Queen Elizabeth II's Christmas speech on Monday marked the 60th anniversary of her very first televised holiday message to the U.K. public. She recognized this milestone by recreating the same arrangement, and acknowledging how much technology has changed in the decades since.

The Queen also focused much of her message on the concept of home. "For many, the idea of 'home' reaches beyond a physical building — to a hometown or city," she said, going on to pay tribute to victims of terror attacks in Manchester and London over the past year, as well as those who died in the Grenfell Tower fire in June.

"This Christmas, I think of London and Manchester, whose powerful identities shone through over the past 12 months in the face of appalling attacks," she said, before sharing a clip of her visit with survivors of May's attack at an Ariana Grande concert

"I describe that hospital visit as a privilege because the patients I met were an example to us all, showing extraordinary bravery and resilience," the Queen shared. "Indeed, many of those who survived the attack came together just days later for a benefit concert. It was a powerful reclaiming of the ground, and of the city those young people call home."

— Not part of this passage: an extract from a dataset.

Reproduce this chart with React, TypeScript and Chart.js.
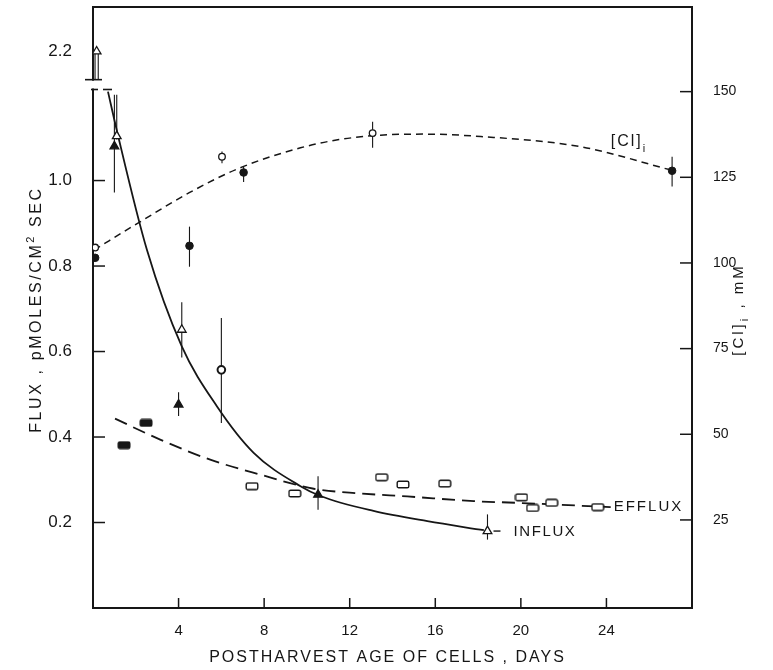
import React, { useEffect, useRef } from 'react';
import { Chart, registerables } from 'chart.js';

Chart.register(...registerables);

const FONT = "'Liberation Sans', Arial, sans-serif";
const INK = '#161616';

// ---------- axis ticks ----------
const dayTicks = [4, 8, 12, 16, 20, 24];
const fluxTicks = [0.2, 0.4, 0.6, 0.8, 1.0, 2.2];
const clTicks = [25, 50, 75, 100, 125, 150];

// broken flux axis: the 2.2 value is drawn just above the break
const BREAK_VALUE = 2.2;
const BREAK_POS = 1.302;
const breakGap = [1.213, 1.236];
const toAxis = (v: number) => (v > 1.5 ? v - (BREAK_VALUE - BREAK_POS) : v);
const fromAxis = (v: number) => (v > 1.25 ? v + (BREAK_VALUE - BREAK_POS) : v);

// ---------- INFLUX (triangles) ----------
const influxOpenDays = [0.17, 1.11, 4.15, 18.44];
const influxOpenFlux = [2.2, 1.104, 0.651, 0.18];
const influxOpenLo = [2.134, 1.096, 0.586, 0.16];
const influxOpenHi = [2.2, 1.201, 0.715, 0.219];

const influxFilledDays = [1.0, 4.0, 10.52];
const influxFilledFlux = [1.08, 0.476, 0.265];
const influxFilledLo = [0.972, 0.449, 0.23];
const influxFilledHi = [1.201, 0.505, 0.308];

const influxCurveDays = [0.7, 1.1, 2.52, 4.15, 5.79, 7.51, 9.7, 10.63, 13.11, 15.63, 18.27];
const influxCurveFlux = [1.208, 1.12, 0.838, 0.612, 0.472, 0.363, 0.285, 0.262, 0.227, 0.203, 0.182];

// ---------- EFFLUX (rectangles) ----------
const effluxFilledDays = [1.45, 2.48];
const effluxFilledFlux = [0.381, 0.433];
const effluxOpenDays = [7.43, 9.43, 13.49, 14.49, 16.44, 20.03, 20.55, 21.44, 23.59];
const effluxOpenFlux = [0.285, 0.268, 0.306, 0.289, 0.291, 0.259, 0.234, 0.246, 0.236];

const effluxCurveDays = [1.03, 3.14, 5.48, 7.82, 10.32, 12.5, 14.69, 17.81, 19.85, 24.2];
const effluxCurveFlux = [0.443, 0.394, 0.347, 0.312, 0.279, 0.268, 0.261, 0.25, 0.246, 0.236];

// ---------- [Cl]i (circles, mM) ----------
const clOpenDays = [0.1, 6.03, 13.07];
const clOpenMM = [104.5, 131.0, 137.9];
const clOpenLo = [null, 129.1, 133.6];
const clOpenHi = [null, 132.5, 141.2];

const clFilledDays = [0.1, 4.51, 7.04, 27.07];
const clFilledMM = [101.5, 105.0, 126.4, 126.9];
const clFilledLo = [null, 98.9, 123.6, 122.3];
const clFilledHi = [null, 110.6, 128.0, 131.0];

const clRingDays = [6.0];
const clRingMM = [68.8];
const clRingLo = [53.3];
const clRingHi = [83.9];

const clCurveDays = [0.05, 2.2, 4.5, 6.89, 9.7, 11.5, 13.44, 15.5, 18.13, 22.81, 27.03];
const clCurveMM = [103.8, 112.0, 120.5, 127.8, 133.6, 136.0, 137.3, 137.6, 136.9, 133.9, 127.1];

// label anchor for [Cl]i text (day, mM)
const clLabelAnchor = [24.2, 135.5];

type Part = { t: string; s: number; dy?: number };

function drawSpaced(ctx: CanvasRenderingContext2D, parts: Part[], x: number, y: number, ls: number, align: 'center' | 'left' = 'center') {
  ctx.save();
  (ctx as any).letterSpacing = ls + 'px';
  ctx.textBaseline = 'middle';
  ctx.textAlign = 'left';
  ctx.fillStyle = INK;
  const widths = parts.map((p) => {
    ctx.font = `${p.s}px ${FONT}`;
    return ctx.measureText(p.t).width;
  });
  const total = widths.reduce((a, b) => a + b, 0);
  let cx = align === 'center' ? x - total / 2 : x;
  parts.forEach((p, i) => {
    ctx.font = `${p.s}px ${FONT}`;
    ctx.fillText(p.t, cx, y + (p.dy || 0));
    cx += widths[i];
  });
  ctx.restore();
}

function rectMarker(filled: boolean): HTMLCanvasElement {
  const c = document.createElement('canvas');
  c.width = 14;
  c.height = 9;
  const g = c.getContext('2d')!;
  g.lineWidth = 1.4;
  g.strokeStyle = INK;
  g.fillStyle = filled ? INK : '#ffffff';
  g.beginPath();
  (g as any).roundRect(1.2, 1.2, 11.6, 6.6, 1.6);
  g.fill();
  g.stroke();
  return c;
}

const noPad = (s: any) => {
  s.paddingTop = 0;
  s.paddingBottom = 0;
  s.paddingLeft = 0;
  s.paddingRight = 0;
};

const decor = {
  id: 'decor',
  beforeDatasetsDraw(chart: any) {
    const ctx: CanvasRenderingContext2D = chart.ctx;
    const xs = chart.scales.x;
    ctx.save();
    ctx.strokeStyle = INK;
    ctx.lineWidth = 1.1;
    chart.data.datasets.forEach((ds: any) => {
      if (!ds.errLo) return;
      const ys = chart.scales[ds.yAxisID];
      ds.data.forEach((p: any, i: number) => {
        const lo = ds.errLo[i];
        const hi = ds.errHi[i];
        if (lo == null || hi == null) return;
        const px = xs.getPixelForValue(p.x);
        const yl = ys.getPixelForValue(lo);
        const yh = ys.getPixelForValue(hi);
        ctx.beginPath();
        if (p.y > 1.25 && ds.yAxisID === 'y') {
          ctx.moveTo(px - 1.6, yh);
          ctx.lineTo(px - 1.6, yl);
          ctx.moveTo(px + 1.6, yh);
          ctx.lineTo(px + 1.6, yl);
        } else {
          ctx.moveTo(px, yh);
          ctx.lineTo(px, yl);
        }
        ctx.stroke();
      });
    });
    ctx.restore();
  },
  afterDraw(chart: any) {
    const ctx: CanvasRenderingContext2D = chart.ctx;
    const a = chart.chartArea;
    const xs = chart.scales.x;
    const ys = chart.scales.y;
    const y2 = chart.scales.y2;
    const line = (x1: number, y1: number, x2: number, yy2: number) => {
      ctx.beginPath();
      ctx.moveTo(x1, y1);
      ctx.lineTo(x2, yy2);
      ctx.stroke();
    };
    ctx.save();
    ctx.strokeStyle = INK;
    ctx.lineWidth = 2;
    line(a.left - 1, a.top, a.right + 1, a.top);
    ctx.lineWidth = 1.5;
    fluxTicks.filter((v) => v < 1.5).forEach((v) => {
      const y = ys.getPixelForValue(v);
      line(a.left, y, a.left + 12, y);
    });
    clTicks.forEach((v) => {
      const y = y2.getPixelForValue(v);
      line(a.right - 12, y, a.right, y);
    });
    dayTicks.forEach((v) => {
      const x = xs.getPixelForValue(v);
      line(x, a.bottom, x, a.bottom - 10);
    });
    // axis break
    const yLow = ys.getPixelForValue(breakGap[0]);
    const yHigh = ys.getPixelForValue(breakGap[1]);
    ctx.fillStyle = '#ffffff';
    ctx.fillRect(a.left - 3, yHigh + 1, 6, yLow - yHigh - 2);
    ctx.lineWidth = 1.6;
    line(a.left - 8, yHigh, a.left + 9, yHigh);
    line(a.left - 2, yLow, a.left + 5, yLow);
    const cx0 = xs.getPixelForValue(influxCurveDays[0]);
    line(cx0 - 5, yLow, cx0 + 4, yLow);

    // axis titles
    const midY = (a.top + a.bottom) / 2 + 2;
    ctx.save();
    ctx.translate(a.left - 56, midY);
    ctx.rotate(-Math.PI / 2);
    drawSpaced(ctx, [{ t: 'FLUX , pMOLES/CM', s: 16 }, { t: '2', s: 11, dy: -6 }, { t: ' SEC', s: 16 }], 0, 0, 2.6);
    ctx.restore();

    ctx.save();
    ctx.translate(a.right + 47, midY);
    ctx.rotate(-Math.PI / 2);
    drawSpaced(ctx, [{ t: '[Cl]', s: 15 }, { t: 'i', s: 11, dy: 6 }, { t: ' , mM', s: 15 }], 0, 0, 3);
    ctx.restore();

    drawSpaced(ctx, [{ t: 'POSTHARVEST AGE OF CELLS , DAYS', s: 16 }], (a.left + a.right) / 2 - 5, a.bottom + 50, 2);

    // curve labels
    const ex = xs.getPixelForValue(effluxCurveDays[effluxCurveDays.length - 1]);
    const ey = ys.getPixelForValue(effluxCurveFlux[effluxCurveFlux.length - 1]);
    drawSpaced(ctx, [{ t: 'EFFLUX', s: 15 }], ex + 3, ey, 2, 'left');

    const ix = xs.getPixelForValue(influxOpenDays[3]);
    const iy = ys.getPixelForValue(influxOpenFlux[3]);
    ctx.lineWidth = 1.4;
    line(ix + 6, iy, ix + 13, iy);
    drawSpaced(ctx, [{ t: 'INFLUX', s: 15 }], ix + 26, iy + 1, 1.6, 'left');

    const lx = xs.getPixelForValue(clLabelAnchor[0]);
    const ly = y2.getPixelForValue(clLabelAnchor[1]);
    drawSpaced(ctx, [{ t: '[Cl]', s: 16 }, { t: 'i', s: 11, dy: 8 }], lx, ly, 2, 'left');
    ctx.restore();
  },
};

const pts = (xs: number[], ys: number[], f: (v: number) => number = (v) => v) =>
  xs.map((x, i) => ({ x, y: f(ys[i]) }));

export default function App() {
  const ref = useRef<HTMLCanvasElement>(null);

  useEffect(() => {
    if (!ref.current) return;
    const openRect = rectMarker(false);
    const filledRect = rectMarker(true);
    const base = { showLine: false, borderColor: INK, order: 0 };
    const chart = new Chart(ref.current, {
      type: 'scatter',
      data: {
        datasets: [
          {
            ...base, label: 'Influx (open)', yAxisID: 'y',
            data: pts(influxOpenDays, influxOpenFlux, toAxis),
            errLo: influxOpenLo.map(toAxis), errHi: influxOpenHi.map(toAxis),
            pointStyle: 'triangle', pointRadius: 5, backgroundColor: '#ffffff', borderWidth: 1.3,
          } as any,
          {
            ...base, label: 'Influx (filled)', yAxisID: 'y',
            data: pts(influxFilledDays, influxFilledFlux),
            errLo: influxFilledLo, errHi: influxFilledHi,
            pointStyle: 'triangle', pointRadius: 5, backgroundColor: INK, borderWidth: 1.3,
          } as any,
          {
            ...base, label: 'Efflux (open)', yAxisID: 'y',
            data: pts(effluxOpenDays, effluxOpenFlux),
            pointStyle: openRect, pointRadius: 6,
          } as any,
          {
            ...base, label: 'Efflux (filled)', yAxisID: 'y',
            data: pts(effluxFilledDays, effluxFilledFlux),
            pointStyle: filledRect, pointRadius: 6,
          } as any,
          {
            ...base, label: '[Cl]i (open)', yAxisID: 'y2',
            data: pts(clOpenDays, clOpenMM),
            errLo: clOpenLo, errHi: clOpenHi,
            pointStyle: 'circle', pointRadius: 3.3, backgroundColor: '#ffffff', borderWidth: 1.3,
          } as any,
          {
            ...base, label: '[Cl]i (filled)', yAxisID: 'y2',
            data: pts(clFilledDays, clFilledMM),
            errLo: clFilledLo, errHi: clFilledHi,
            pointStyle: 'circle', pointRadius: 3.8, backgroundColor: INK, borderWidth: 1,
          } as any,
          {
            ...base, label: '[Cl]i (ring)', yAxisID: 'y2',
            data: pts(clRingDays, clRingMM),
            errLo: clRingLo, errHi: clRingHi,
            pointStyle: 'circle', pointRadius: 3.8, backgroundColor: '#ffffff', borderWidth: 2,
          } as any,
          {
            label: 'Influx curve', yAxisID: 'y', order: 1,
            data: pts(influxCurveDays, influxCurveFlux),
            showLine: true, pointRadius: 0, borderColor: INK, borderWidth: 1.8,
            cubicInterpolationMode: 'monotone',
          } as any,
          {
            label: 'Efflux curve', yAxisID: 'y', order: 1,
            data: pts(effluxCurveDays, effluxCurveFlux),
            showLine: true, pointRadius: 0, borderColor: INK, borderWidth: 1.8,
            borderDash: [13, 7], cubicInterpolationMode: 'monotone',
          } as any,
          {
            label: '[Cl]i curve', yAxisID: 'y2', order: 1,
            data: pts(clCurveDays, clCurveMM),
            showLine: true, pointRadius: 0, borderColor: INK, borderWidth: 1.5,
            borderDash: [7, 5], cubicInterpolationMode: 'monotone',
          } as any,
        ],
      },
      options: {
        responsive: false,
        animation: false,
        devicePixelRatio: 1,
        layout: { padding: { top: 7, left: 0, right: 0, bottom: 0 } },
        plugins: { legend: { display: false }, tooltip: { enabled: false } },
        scales: {
          x: {
            type: 'linear', position: 'bottom', min: 0, max: 28,
            grid: { display: false },
            border: { display: true, color: INK, width: 2 },
            ticks: { padding: 6, color: INK, font: { size: 15, family: FONT }, autoSkip: false, maxRotation: 0 },
            afterBuildTicks: (s: any) => { s.ticks = dayTicks.map((v) => ({ value: v })); },
            afterFit: (s: any) => { s.height = 62; noPad(s); },
          },
          y: {
            type: 'linear', position: 'left', min: 0, max: 1.406,
            grid: { display: false },
            border: { display: true, color: INK, width: 2 },
            ticks: {
              padding: 13, color: INK, font: { size: 17, family: FONT }, autoSkip: false,
              callback: (v: any) => fromAxis(Number(v)).toFixed(1),
            },
            afterBuildTicks: (s: any) => { s.ticks = fluxTicks.map((v) => ({ value: toAxis(v) })); },
            afterFit: (s: any) => { s.width = 93; noPad(s); },
          },
          y2: {
            type: 'linear', position: 'right', min: -0.7, max: 174.7,
            grid: { display: false },
            border: { display: true, color: INK, width: 2 },
            ticks: { padding: 13, color: INK, font: { size: 14, family: FONT }, autoSkip: false },
            afterBuildTicks: (s: any) => { s.ticks = clTicks.map((v) => ({ value: v })); },
            afterFit: (s: any) => { s.width = 81; noPad(s); },
          },
        },
      } as any,
      plugins: [decor],
    });
    return () => chart.destroy();
  }, []);

  return (
    <div style={{ position: 'absolute', left: 0, top: 0, width: 773, height: 670, background: '#ffffff' }}>
      <canvas ref={ref} width={773} height={670} style={{ width: 773, height: 670, display: 'block' }} />
    </div>
  );
}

"Our thoughts and prayers are with all those who died and those who lost so much," the Queen said in speaking of the Grenfell Tower fire. She also made sure to acknowledge the emergency workers who responded with bravery to these tragic events, adding, "Many of them, of course, will not be at home today, because they are working to protect us."

The Queen closed her message by saying that "reflecting on these events makes me grateful for the blessings of home and family," as she spoke about her 70-year marriage to Prince Philip, and shared that she was looking forward to "welcoming new members" into the family next year — likely referring to both Prince Harry's engagement to Meghan Markle and Duchess Kate's pregnancy.